While Sailor Moon puts together a number of conventions and stereotypes for magical girls, director Ikuhara Kunihiko and perhaps his writer Enokido Yōji seem to have a penchant for simultaneously deconstructing various aspects of that role (Enokido also wrote the excellent Star Driver series, which plays with the “hero” and “good girl” archetypes). In Sailor Moon SuperS, there is an episode with little other point than investigating “what would happen if the Sailor Senshi had a battle in a kitchen”.
In a moment of work-avoidance, I started re-watching in Revolutionary Girl Utena (though based on the Japanese 少女革命, it could also be Girl Revolutionary or Girl Revolution) and it turns out that having seen Sailor Moon since the last time was enlightening. In what might be seen as a continuation of the deconstruction trend, the repeating duel scene takes the taking-apart to a more abstract level.

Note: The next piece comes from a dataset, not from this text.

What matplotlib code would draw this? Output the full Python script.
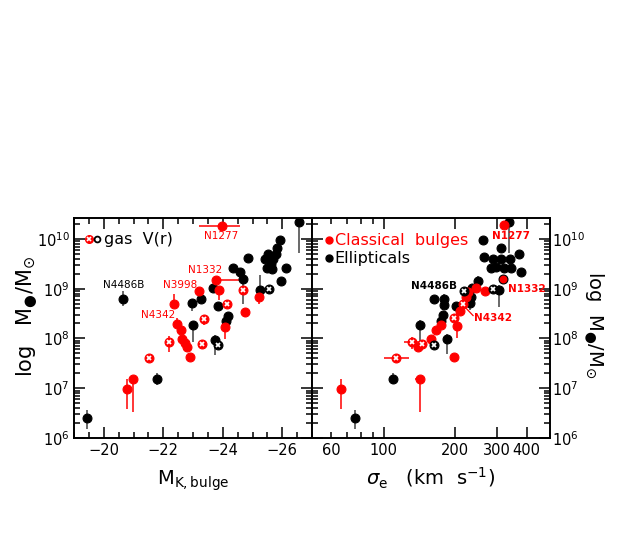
import numpy as np
import matplotlib
matplotlib.use('Agg')
import matplotlib.pyplot as plt
from matplotlib.ticker import (FixedLocator, FixedFormatter, MultipleLocator,
                               LogLocator, NullFormatter, LogFormatterMathtext)

RED = '#ff0000'
BLK = '#000000'

# ---------------- Left panel: M_K,bulge ----------------
# Ellipticals (filled black)
ellK_mk = [-19.44, -20.66, -21.80, -22.96, -23.01, -23.27, -23.66, -23.74, -23.85, -24.11,
           -24.19, -24.36, -24.58, -24.69, -24.84, -25.25, -25.42, -25.48, -25.53, -25.61,
           -25.64, -25.70, -25.79, -25.81, -25.92, -25.96, -26.11, -26.57]
ellK_logm = [6.41, 8.80, 7.18, 8.71, 8.28, 8.79, 9.01, 7.97, 8.66, 8.35,
             8.46, 9.41, 9.34, 9.19, 9.61, 8.97, 9.59, 9.42, 9.70, 9.49,
             9.39, 9.59, 9.70, 9.81, 9.97, 9.15, 9.42, 10.34]
ellK_elo = [0.22, 0.15, 0.12, 0.15, 0.35, 0, 0, 0.30, 0.08, 0.10,
            0, 0, 0, 0.50, 0, 0.10, 0, 0, 0, 0,
            0, 0, 0, 0, 0, 0.10, 0, 0.62]
ellK_ehi = [0.15, 0.15, 0.12, 0, 0, 0, 0, 0.10, 0, 0,
            0, 0, 0, 0, 0, 0.30, 0, 0, 0, 0,
            0, 0, 0, 0, 0, 0, 0, 0]

# Classical bulges (filled red)
bulK_mk = [-23.96, -23.77, -23.21, -23.89, -22.36, -24.08, -22.47, -22.60, -22.64, -22.73,
           -22.79, -22.90, -25.23, -24.75, -20.79, -20.98]
bulK_logm = [10.25, 9.18, 8.95, 8.97, 8.69, 8.23, 8.30, 8.17, 7.98, 7.90,
             7.83, 7.63, 8.84, 8.53, 6.98, 7.18]
bulK_elo = [0, 0, 0, 0.20, 0.05, 0.25, 0, 0, 0, 0, 0, 0, 0.15, 0.10, 0.40, 0.65]
bulK_ehi = [0, 0, 0, 0, 0.20, 0.10, 0.12, 0, 0, 0, 0, 0, 0, 0, 0.20, 0]
bulK_xminus = [0.62, 0.81, 0, 0, 0, 0, 0, 0, 0, 0, 0, 0, 0, 0, 0, 0]
bulK_xplus = [0.76, 0, 0, 0, 0, 0, 0, 0, 0, 0, 0, 0, 0, 0, 0, 0]

# gas V(r) (open)
bulgasK_mk = [-21.51, -22.18, -23.29, -23.37, -24.13, -24.67]
bulgasK_logm = [7.61, 7.92, 7.89, 8.40, 8.69, 8.97]
bulgasK_elo = [0, 0.20, 0, 0.12, 0, 0]
bulgasK_ehi = [0, 0.12, 0, 0, 0, 0]
ellgasK_mk = [-23.85, -25.55]
ellgasK_logm = [7.86, 9.00]

# ---------------- Right panel: sigma_e ----------------
ellS_sig = [75.6, 109.4, 142, 185, 163, 180, 180, 178, 175, 201,
            232, 234, 236, 250, 262, 265, 288, 312, 339, 313,
            370, 284, 296, 320, 344, 377, 306, 336]
ellS_logm = [6.41, 7.18, 8.28, 7.98, 8.79, 8.79, 8.68, 8.48, 8.35, 8.66,
             8.72, 8.84, 9.02, 9.15, 9.97, 9.63, 9.59, 9.59, 9.59, 9.81,
             9.70, 9.41, 9.43, 9.41, 9.42, 9.34, 8.98, 10.34]
ellS_elo = [0.22, 0.10, 0.33, 0.30, 0, 0, 0, 0, 0, 0,
            0.15, 0, 0, 0, 0, 0, 0, 0, 0, 0,
            0, 0, 0, 0, 0, 0, 0.35, 0.62]
ellS_ehi = [0.15, 0.12, 0.10, 0.10, 0, 0.10, 0, 0, 0, 0,
            0.10, 0, 0, 0.10, 0, 0, 0, 0, 0, 0,
            0, 0, 0, 0, 0, 0, 0.10, 0]

bulS_sig = [65.9, 142, 198, 203, 165.6, 158.5, 139.3, 175, 209.5, 223,
            227, 246, 267, 318, 321]
bulS_logm = [6.98, 7.19, 7.63, 8.25, 8.17, 7.99, 7.83, 8.28, 8.55, 8.84,
             8.94, 9.02, 8.95, 9.19, 10.27]
bulS_elo = [0.40, 0.67, 0, 0.25, 0, 0, 0, 0, 0, 0, 0, 0, 0, 0, 0]
bulS_ehi = [0.20, 0.05, 0, 0.10, 0, 0, 0, 0, 0, 0, 0, 0, 0, 0, 0]
bulS_xminus = [0, 6, 0, 0, 0, 0, 0, 0, 0, 0, 0, 0, 0, 0, 0]
bulS_xplus = [0, 6, 0, 0, 0, 0, 0, 0, 0, 0, 0, 0, 0, 0, 0]

bulgasS_sig = [112.7, 132, 145.6, 198, 215]
bulgasS_logm = [7.60, 7.93, 7.88, 8.41, 8.69]
bulgasS_elo = [0, 0.15, 0, 0, 0]
bulgasS_ehi = [0, 0.10, 0, 0, 0]
bulgasS_xminus = [12.7, 10, 0, 0, 0]
bulgasS_xplus = [15.3, 13, 0, 0, 0]
ellgasS_sig = [163, 218, 288]
ellgasS_logm = [7.87, 8.95, 9.00]

MS = 6.4


def draw(ax, x, logm, color, elo=None, ehi=None, xm=None, xp=None,
         gas=False, ecolor=None, mec=None):
    x = np.asarray(x, float)
    lm = np.asarray(logm, float)
    y = 10 ** lm
    n = len(x)
    elo = np.zeros(n) if elo is None else np.asarray(elo, float)
    ehi = np.zeros(n) if ehi is None else np.asarray(ehi, float)
    xm = np.zeros(n) if xm is None else np.asarray(xm, float)
    xp = np.zeros(n) if xp is None else np.asarray(xp, float)
    yerr = np.vstack([y - 10 ** (lm - elo), 10 ** (lm + ehi) - y])
    xerr = np.vstack([xm, xp])
    ec = ecolor if ecolor else color
    ax.errorbar(x, y, yerr=yerr, xerr=xerr, fmt='none', ecolor=ec,
                elinewidth=1.1, capsize=0, zorder=2)
    ax.plot(x, y, 'o', color=color, ms=MS, mec=mec if mec else color,
            mew=0.8, zorder=3, ls='none')
    if gas:
        ax.plot(x, y, 'x', color='white', ms=3.0, mew=1.3, zorder=4, ls='none')


fig = plt.figure(figsize=(6.41, 5.46), dpi=100)
ax1 = fig.add_axes([74 / 641, 1 - 438 / 546, 238 / 641, 220 / 546])
ax2 = fig.add_axes([312 / 641, 1 - 438 / 546, 237.7 / 641, 220 / 546])

for ax in (ax1, ax2):
    ax.set_yscale('log')
    ax.set_ylim(1e6, 10 ** 10.42)
    ax.yaxis.set_major_locator(LogLocator(base=10, numticks=10))
    ax.yaxis.set_minor_locator(LogLocator(base=10, subs=np.arange(2, 10), numticks=10))
    ax.yaxis.set_minor_formatter(NullFormatter())
    ax.yaxis.set_major_formatter(LogFormatterMathtext())
    ax.tick_params(which='both', direction='in', top=True, right=True, left=True,
                   bottom=True, width=1.1, labelsize=10.5)
    ax.tick_params(which='major', length=8)
    ax.tick_params(which='minor', length=4)
    for s in ax.spines.values():
        s.set_linewidth(1.4)

# Left panel
ax1.set_xlim(-19, -27)
ax1.xaxis.set_major_locator(FixedLocator([-20, -22, -24, -26]))
ax1.xaxis.set_major_formatter(FixedFormatter(['\u221220', '\u221222', '\u221224', '\u221226']))
ax1.xaxis.set_minor_locator(MultipleLocator(0.5))
ax1.tick_params(axis='y', which='major', pad=3)

draw(ax1, ellK_mk, ellK_logm, BLK, ellK_elo, ellK_ehi, ecolor='0.25')
draw(ax1, bulK_mk, bulK_logm, RED, bulK_elo, bulK_ehi, bulK_xminus, bulK_xplus)
draw(ax1, bulgasK_mk, bulgasK_logm, RED, bulgasK_elo, bulgasK_ehi, gas=True)
draw(ax1, ellgasK_mk, ellgasK_logm, BLK, gas=True)

ax1.text(-20.66, 10 ** 9.07, 'N4486B', color=BLK, fontsize=7.5, ha='center', va='center')
ax1.text(-21.83, 10 ** 8.48, 'N4342', color=RED, fontsize=7.5, ha='center', va='center')
ax1.text(-22.57, 10 ** 9.08, 'N3998', color=RED, fontsize=7.5, ha='center', va='center')
ax1.text(-23.40, 10 ** 9.38, 'N1332', color=RED, fontsize=7.5, ha='center', va='center')
ax1.text(-23.93, 10 ** 10.05, 'N1277', color=RED, fontsize=7.5, ha='center', va='center')

# legend left
ax1.plot([-19.51], [10 ** 9.99], 'o', color=RED, ms=5.5, zorder=3)
ax1.plot([-19.51], [10 ** 9.99], 'x', color='white', ms=2.6, mew=1.2, zorder=4)
ax1.plot([-19.78], [10 ** 9.99], 'o', mfc='white', mec=BLK, ms=4.2, mew=1.3, zorder=3)
ax1.text(-20.02, 10 ** 9.99, 'gas  V(r)', color=BLK, fontsize=11.5, ha='left', va='center')

ax1.set_xlabel(r'M$_{\rm K,bulge}$', fontsize=14, labelpad=8)

# Right panel
ax2.set_xscale('log')
ax2.set_xlim(50, 500)
ax2.xaxis.set_major_locator(FixedLocator([100, 200, 300, 400]))
ax2.xaxis.set_major_formatter(FixedFormatter(['100', '200', '300', '400']))
ax2.xaxis.set_minor_locator(FixedLocator([50, 60, 70, 80, 90, 500]))
ax2.xaxis.set_minor_formatter(FixedFormatter(['', '60', '', '', '', '']))
ax2.tick_params(axis='x', which='minor', labelsize=10.5)
ax2.tick_params(axis='y', which='both', labelleft=False, labelright=True)
ax2.tick_params(axis='y', which='major', pad=2)

draw(ax2, ellS_sig, ellS_logm, BLK, ellS_elo, ellS_ehi, ecolor='0.25')
draw(ax2, bulS_sig[:-2], bulS_logm[:-2], RED, bulS_elo[:-2], bulS_ehi[:-2],
     bulS_xminus[:-2], bulS_xplus[:-2])
draw(ax2, bulS_sig[-2:-1], bulS_logm[-2:-1], RED, mec=BLK)
draw(ax2, bulS_sig[-1:], bulS_logm[-1:], RED)
draw(ax2, bulgasS_sig, bulgasS_logm, RED, bulgasS_elo, bulgasS_ehi,
     bulgasS_xminus, bulgasS_xplus, gas=True)
draw(ax2, ellgasS_sig, ellgasS_logm, BLK, gas=True)

ax2.text(163, 10 ** 9.06, 'N4486B', color=BLK, fontsize=7.5, ha='center', va='center',
         fontweight='bold')
ax2.text(344.6, 10 ** 10.05, 'N1277', color=RED, fontsize=7.5, ha='center', va='center',
         fontweight='bold')
ax2.text(333, 10 ** 9.0, 'N1332', color=RED, fontsize=7.5, ha='left', va='center',
         fontweight='bold')
ax2.text(240, 10 ** 8.41, 'N4342', color=RED, fontsize=7.5, ha='left', va='center',
         fontweight='bold')
ax2.plot([217, 238], [10 ** 8.66, 10 ** 8.46], color=RED, lw=0.9, zorder=2)

# legend right
ax2.plot([58.9], [10 ** 9.97], 'o', color=RED, ms=5, zorder=3)
ax2.text(62.4, 10 ** 9.97, 'Classical  bulges', color=RED, fontsize=11.5, ha='left',
         va='center')
ax2.plot([58.9], [10 ** 9.61], 'o', color=BLK, ms=5, zorder=3)
ax2.text(62.4, 10 ** 9.61, 'Ellipticals', color=BLK, fontsize=11.5, ha='left',
         va='center')

ax2.set_xlabel(r'$\sigma_{\rm e}$   (km  s$^{-1}$)', fontsize=14, labelpad=6)

# y-axis titles
fig.text(27 / 641, 1 - 316 / 546, r'log   M$_{●}$/M$_{\odot}$', fontsize=15,
         rotation=90, ha='center', va='center')
fig.text(594 / 641, 1 - 325 / 546, r'log  M$_{●}$/M$_{\odot}$', fontsize=14,
         rotation=270, ha='center', va='center')

fig.savefig('out.png', dpi=100)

While Utena isn’t nominally a magical girl, I would see that the duel has the elements of a magical girl battle. Utena herself is the girl, while the magical artifact is personified as Anthy. During the transformation sequence, Anthy performs the transformation choreography, but it is Utena’s dress that transforms (just enough to give the idea of transformation from the mundane to the sphere of magic). I would argue that in Sailor Moon, the artifact-of-the-day is a conduit for a greater power (such as that of the Moon Kingdom), and not a major source of power in itself. In Utena, Anthy qua artifact is a conduit for the power of Dios.